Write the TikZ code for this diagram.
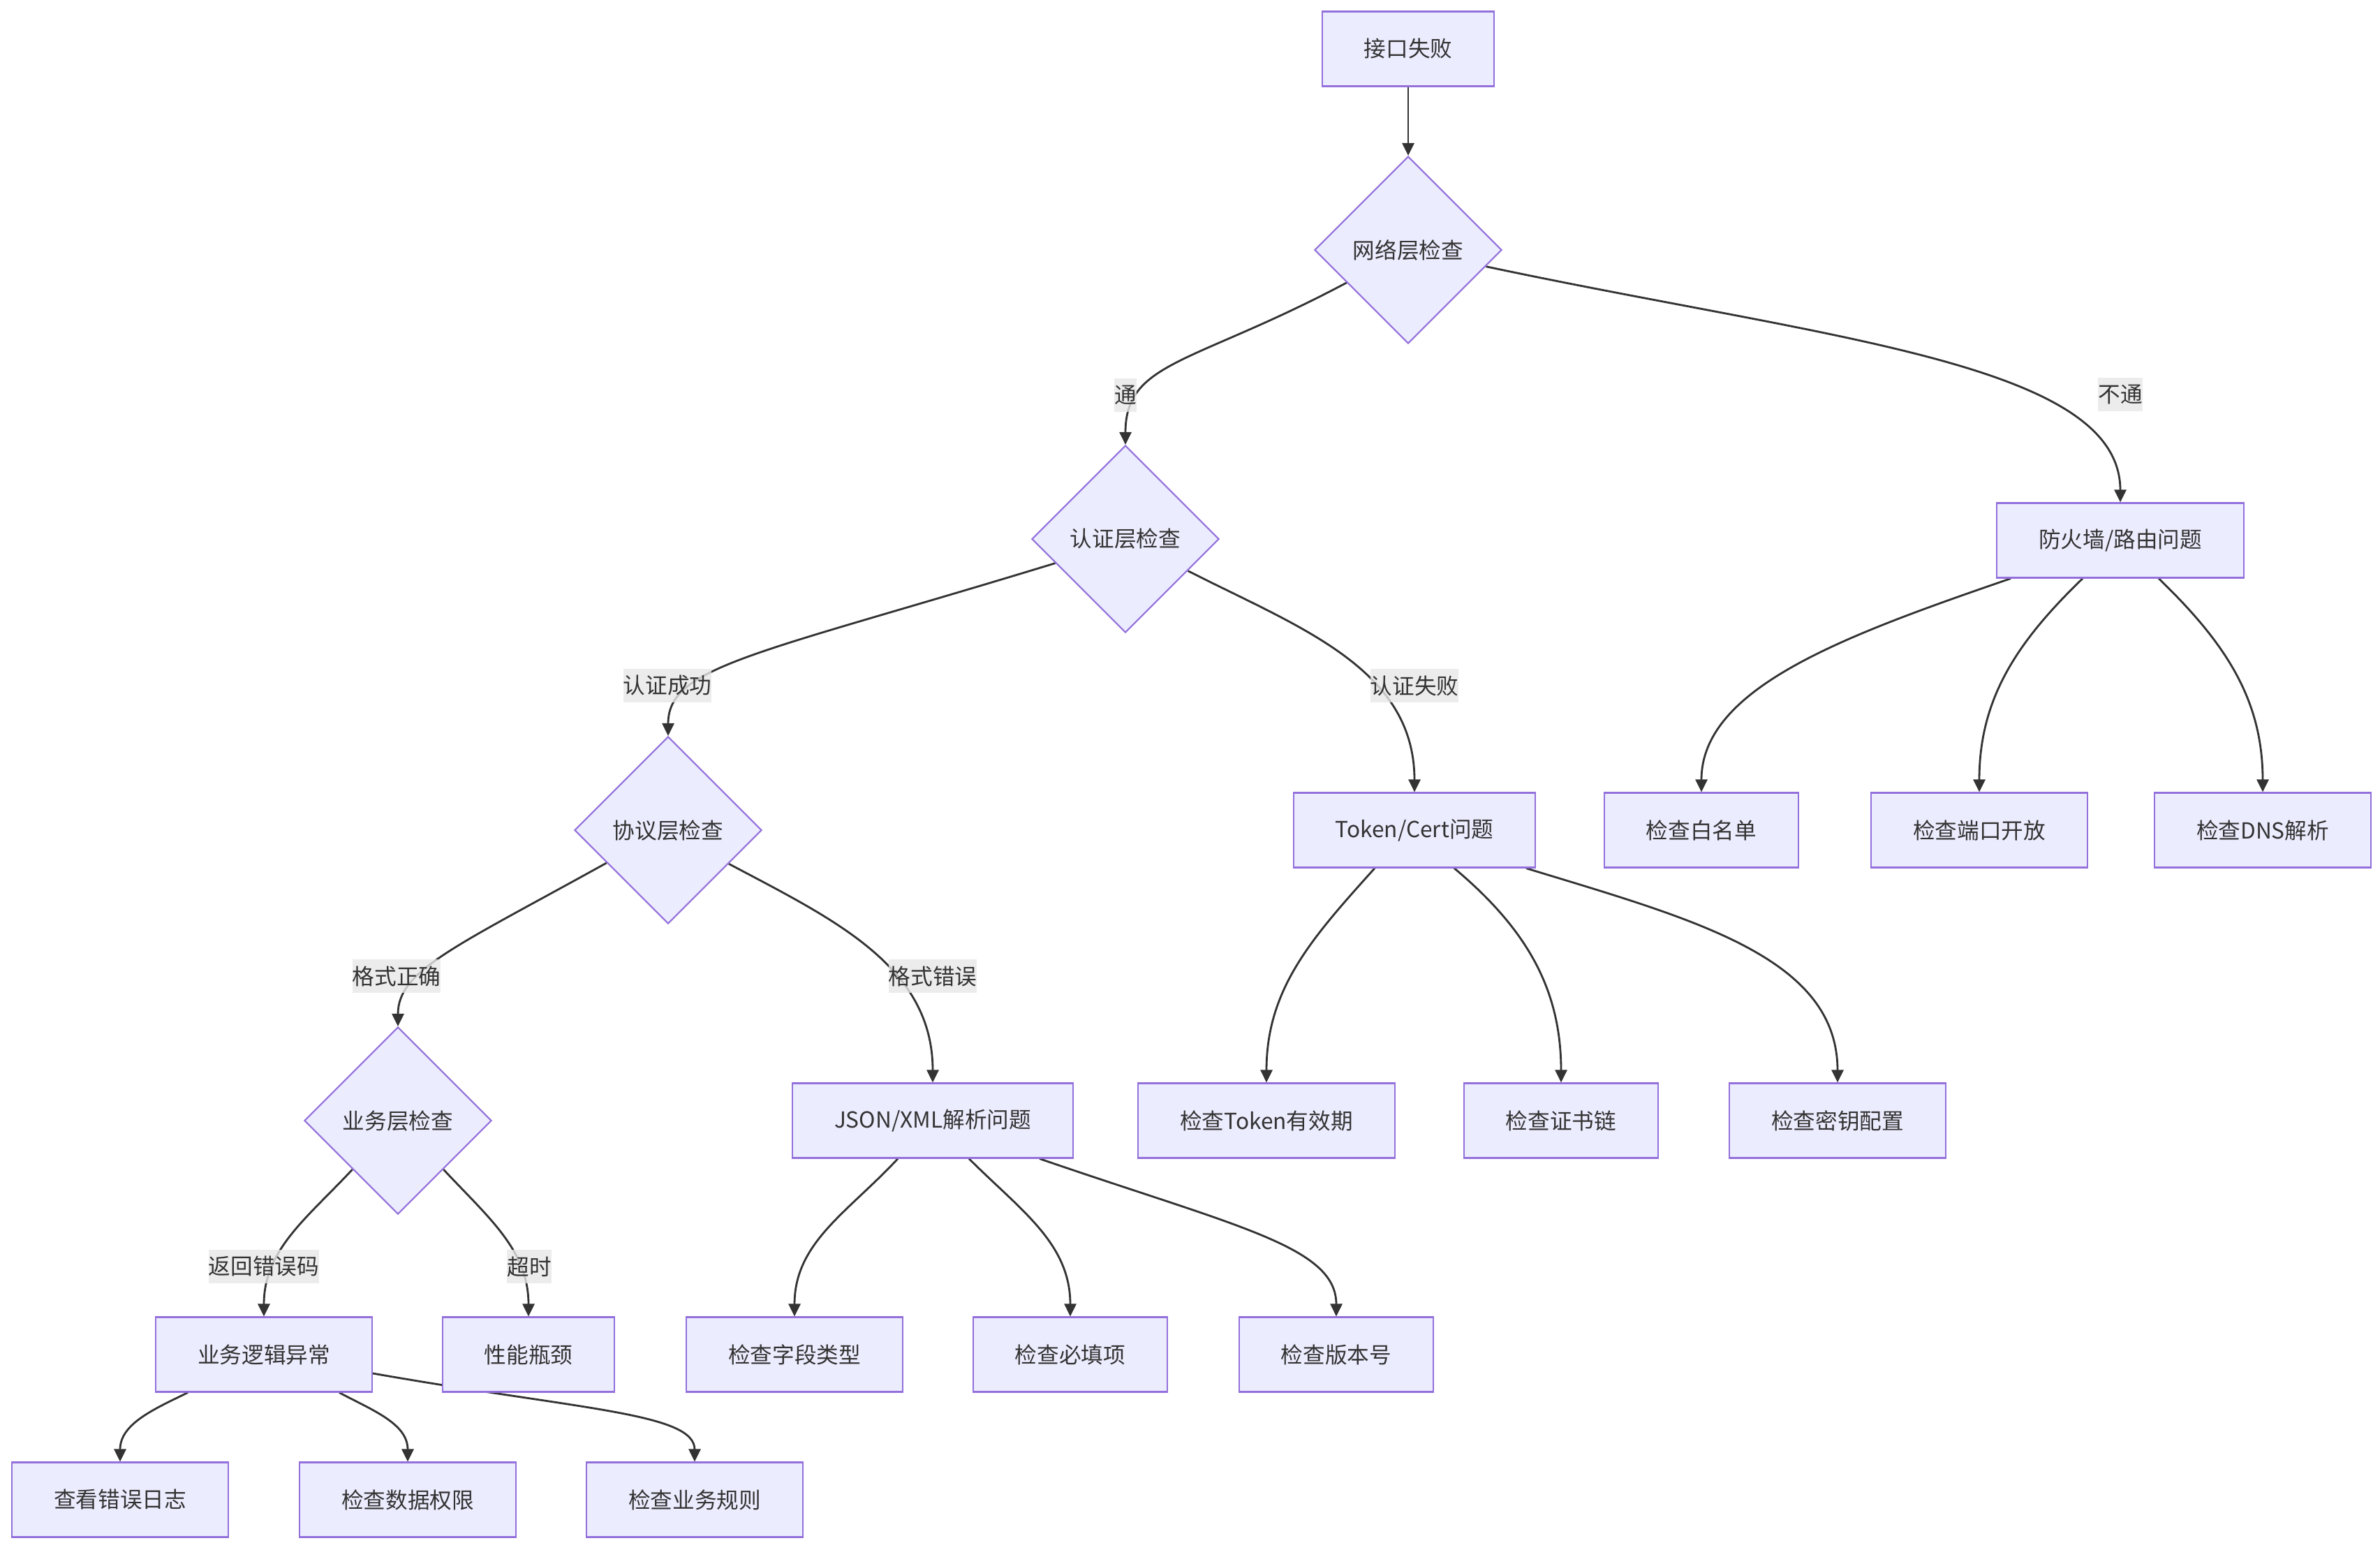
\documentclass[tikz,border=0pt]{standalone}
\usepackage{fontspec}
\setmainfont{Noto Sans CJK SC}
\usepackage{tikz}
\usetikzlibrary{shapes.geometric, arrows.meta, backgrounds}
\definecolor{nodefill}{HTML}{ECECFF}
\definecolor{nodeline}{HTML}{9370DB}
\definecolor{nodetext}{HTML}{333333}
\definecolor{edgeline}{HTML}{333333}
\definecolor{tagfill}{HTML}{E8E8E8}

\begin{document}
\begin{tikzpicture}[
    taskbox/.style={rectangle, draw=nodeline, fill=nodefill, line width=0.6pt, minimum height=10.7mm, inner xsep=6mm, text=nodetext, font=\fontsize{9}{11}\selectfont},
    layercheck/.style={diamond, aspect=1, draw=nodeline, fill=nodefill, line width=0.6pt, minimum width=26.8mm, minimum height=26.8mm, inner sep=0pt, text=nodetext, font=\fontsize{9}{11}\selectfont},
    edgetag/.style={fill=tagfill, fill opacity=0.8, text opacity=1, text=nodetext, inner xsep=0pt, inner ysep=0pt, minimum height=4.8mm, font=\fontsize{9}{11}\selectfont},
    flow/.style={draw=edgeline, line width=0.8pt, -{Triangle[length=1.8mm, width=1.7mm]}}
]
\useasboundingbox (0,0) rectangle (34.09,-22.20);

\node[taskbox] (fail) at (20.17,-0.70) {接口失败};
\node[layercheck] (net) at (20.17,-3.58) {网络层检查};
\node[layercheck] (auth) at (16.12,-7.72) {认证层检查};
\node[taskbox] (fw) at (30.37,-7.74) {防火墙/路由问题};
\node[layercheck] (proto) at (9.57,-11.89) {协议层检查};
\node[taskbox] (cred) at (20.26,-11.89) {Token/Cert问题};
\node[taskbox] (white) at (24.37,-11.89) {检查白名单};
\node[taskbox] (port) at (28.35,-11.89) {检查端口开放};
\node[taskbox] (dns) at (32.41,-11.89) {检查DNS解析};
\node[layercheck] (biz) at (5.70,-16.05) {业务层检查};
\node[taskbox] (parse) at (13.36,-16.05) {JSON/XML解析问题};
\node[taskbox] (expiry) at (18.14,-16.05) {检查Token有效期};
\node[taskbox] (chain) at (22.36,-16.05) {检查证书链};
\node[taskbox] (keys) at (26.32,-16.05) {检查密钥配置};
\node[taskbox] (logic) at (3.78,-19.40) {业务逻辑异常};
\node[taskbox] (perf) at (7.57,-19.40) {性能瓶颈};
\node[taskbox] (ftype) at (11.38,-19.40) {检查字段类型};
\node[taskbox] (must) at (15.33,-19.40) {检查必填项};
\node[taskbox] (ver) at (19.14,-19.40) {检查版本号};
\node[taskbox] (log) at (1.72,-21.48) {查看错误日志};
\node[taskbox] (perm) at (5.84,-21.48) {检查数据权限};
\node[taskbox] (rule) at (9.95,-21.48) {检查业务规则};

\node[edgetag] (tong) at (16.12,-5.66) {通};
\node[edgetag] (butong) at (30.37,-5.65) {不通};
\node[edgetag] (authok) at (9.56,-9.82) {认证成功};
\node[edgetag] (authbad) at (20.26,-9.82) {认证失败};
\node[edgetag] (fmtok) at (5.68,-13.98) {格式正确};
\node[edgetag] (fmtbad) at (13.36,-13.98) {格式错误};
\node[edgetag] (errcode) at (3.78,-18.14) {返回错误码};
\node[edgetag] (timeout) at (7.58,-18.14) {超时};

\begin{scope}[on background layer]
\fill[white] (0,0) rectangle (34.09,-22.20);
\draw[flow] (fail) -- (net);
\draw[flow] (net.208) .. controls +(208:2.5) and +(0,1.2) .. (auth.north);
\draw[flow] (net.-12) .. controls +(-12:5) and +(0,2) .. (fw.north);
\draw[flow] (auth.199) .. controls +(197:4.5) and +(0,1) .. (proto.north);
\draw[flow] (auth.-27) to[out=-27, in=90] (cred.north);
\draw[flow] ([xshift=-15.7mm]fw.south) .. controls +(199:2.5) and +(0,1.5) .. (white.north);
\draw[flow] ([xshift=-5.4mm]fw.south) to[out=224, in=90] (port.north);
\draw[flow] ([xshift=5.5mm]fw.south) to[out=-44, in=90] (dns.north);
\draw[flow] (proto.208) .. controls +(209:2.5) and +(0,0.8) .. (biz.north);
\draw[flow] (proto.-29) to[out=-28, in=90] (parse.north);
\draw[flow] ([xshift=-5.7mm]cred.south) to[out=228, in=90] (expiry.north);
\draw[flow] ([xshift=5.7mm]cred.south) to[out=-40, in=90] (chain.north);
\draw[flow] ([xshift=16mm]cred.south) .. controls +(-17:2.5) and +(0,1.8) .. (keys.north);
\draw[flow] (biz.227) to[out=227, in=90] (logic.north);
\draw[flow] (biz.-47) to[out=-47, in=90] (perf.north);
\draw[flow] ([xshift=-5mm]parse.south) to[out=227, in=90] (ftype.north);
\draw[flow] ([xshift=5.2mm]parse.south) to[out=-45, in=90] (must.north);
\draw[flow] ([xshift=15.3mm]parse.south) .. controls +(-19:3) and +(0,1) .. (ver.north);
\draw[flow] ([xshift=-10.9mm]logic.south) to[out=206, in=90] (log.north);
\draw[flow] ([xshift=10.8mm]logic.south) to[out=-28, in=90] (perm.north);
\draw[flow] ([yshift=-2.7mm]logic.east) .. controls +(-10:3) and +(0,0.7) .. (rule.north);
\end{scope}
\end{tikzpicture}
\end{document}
* * *
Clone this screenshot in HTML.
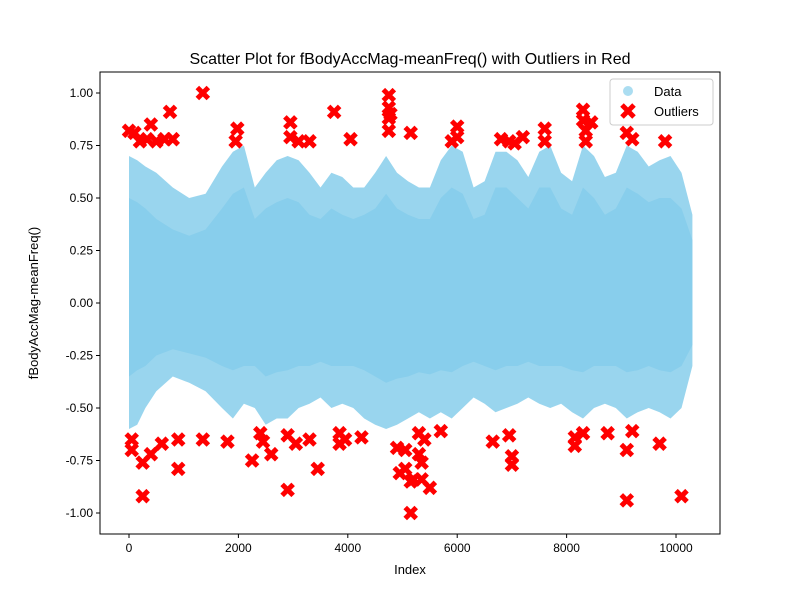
--
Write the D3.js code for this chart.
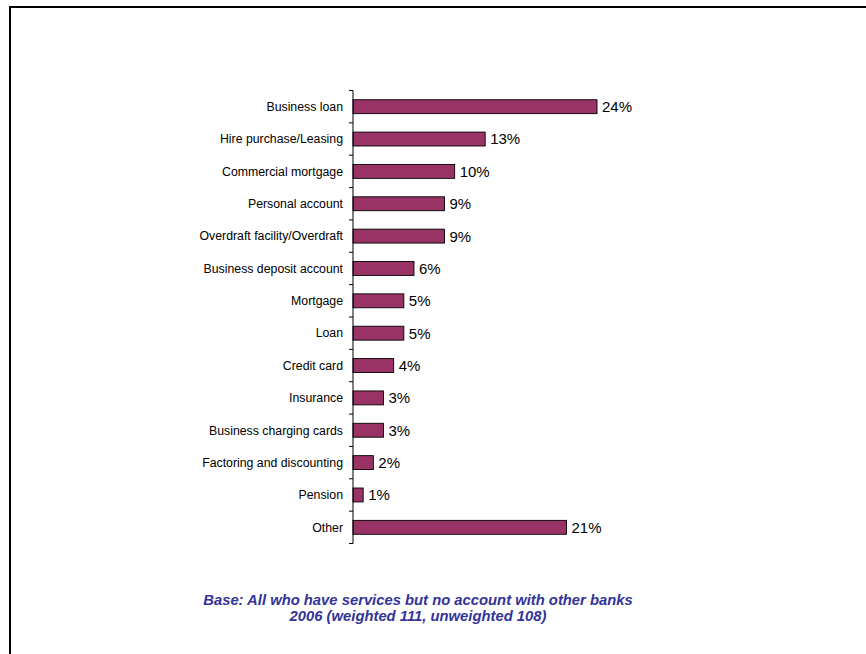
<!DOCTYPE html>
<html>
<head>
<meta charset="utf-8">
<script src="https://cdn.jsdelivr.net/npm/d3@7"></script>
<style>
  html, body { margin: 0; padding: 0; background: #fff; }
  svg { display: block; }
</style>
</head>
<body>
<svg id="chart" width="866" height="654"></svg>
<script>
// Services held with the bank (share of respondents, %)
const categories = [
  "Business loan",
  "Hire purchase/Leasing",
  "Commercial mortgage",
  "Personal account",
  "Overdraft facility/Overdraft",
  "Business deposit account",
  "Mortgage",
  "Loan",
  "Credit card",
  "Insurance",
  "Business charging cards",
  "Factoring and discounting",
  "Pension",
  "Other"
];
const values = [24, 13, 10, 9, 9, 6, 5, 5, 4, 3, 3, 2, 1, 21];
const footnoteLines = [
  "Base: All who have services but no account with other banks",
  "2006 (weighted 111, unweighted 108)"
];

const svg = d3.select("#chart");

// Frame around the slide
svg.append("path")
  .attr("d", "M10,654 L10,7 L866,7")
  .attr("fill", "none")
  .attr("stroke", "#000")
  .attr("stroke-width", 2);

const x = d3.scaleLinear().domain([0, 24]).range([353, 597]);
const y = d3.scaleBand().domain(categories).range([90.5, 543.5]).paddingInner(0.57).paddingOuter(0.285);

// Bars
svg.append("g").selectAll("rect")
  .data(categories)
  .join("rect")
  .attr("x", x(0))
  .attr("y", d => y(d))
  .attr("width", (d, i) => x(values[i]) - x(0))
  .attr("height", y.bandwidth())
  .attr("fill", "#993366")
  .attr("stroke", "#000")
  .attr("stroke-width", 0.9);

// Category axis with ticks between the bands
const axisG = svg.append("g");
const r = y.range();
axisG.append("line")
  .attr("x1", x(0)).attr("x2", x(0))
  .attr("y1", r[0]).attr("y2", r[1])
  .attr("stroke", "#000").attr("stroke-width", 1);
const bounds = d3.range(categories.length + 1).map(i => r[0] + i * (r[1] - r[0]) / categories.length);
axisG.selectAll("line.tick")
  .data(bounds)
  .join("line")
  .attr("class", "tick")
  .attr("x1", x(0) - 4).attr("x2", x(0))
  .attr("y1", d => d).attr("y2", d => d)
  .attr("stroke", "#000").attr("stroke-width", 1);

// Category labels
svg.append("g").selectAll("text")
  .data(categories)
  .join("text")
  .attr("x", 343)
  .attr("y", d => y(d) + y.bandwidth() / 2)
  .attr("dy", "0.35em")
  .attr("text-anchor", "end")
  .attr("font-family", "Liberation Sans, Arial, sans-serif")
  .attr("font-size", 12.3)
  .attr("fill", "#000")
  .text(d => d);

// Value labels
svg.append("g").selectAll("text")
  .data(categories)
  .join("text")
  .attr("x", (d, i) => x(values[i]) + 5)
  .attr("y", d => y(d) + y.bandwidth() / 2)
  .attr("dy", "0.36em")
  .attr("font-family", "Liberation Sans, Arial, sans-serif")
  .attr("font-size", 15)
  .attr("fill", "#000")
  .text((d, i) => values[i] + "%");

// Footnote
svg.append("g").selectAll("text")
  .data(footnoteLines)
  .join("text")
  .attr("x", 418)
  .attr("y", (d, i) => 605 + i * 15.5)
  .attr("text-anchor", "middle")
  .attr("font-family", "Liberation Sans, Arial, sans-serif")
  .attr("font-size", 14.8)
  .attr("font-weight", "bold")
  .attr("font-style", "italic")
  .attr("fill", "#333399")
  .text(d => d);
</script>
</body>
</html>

* _EXERCISE INSTRUCTIONS_
Give the count of lines in the data shown above that contain "this", and nothing else.

* _TASK RESPONSE_
3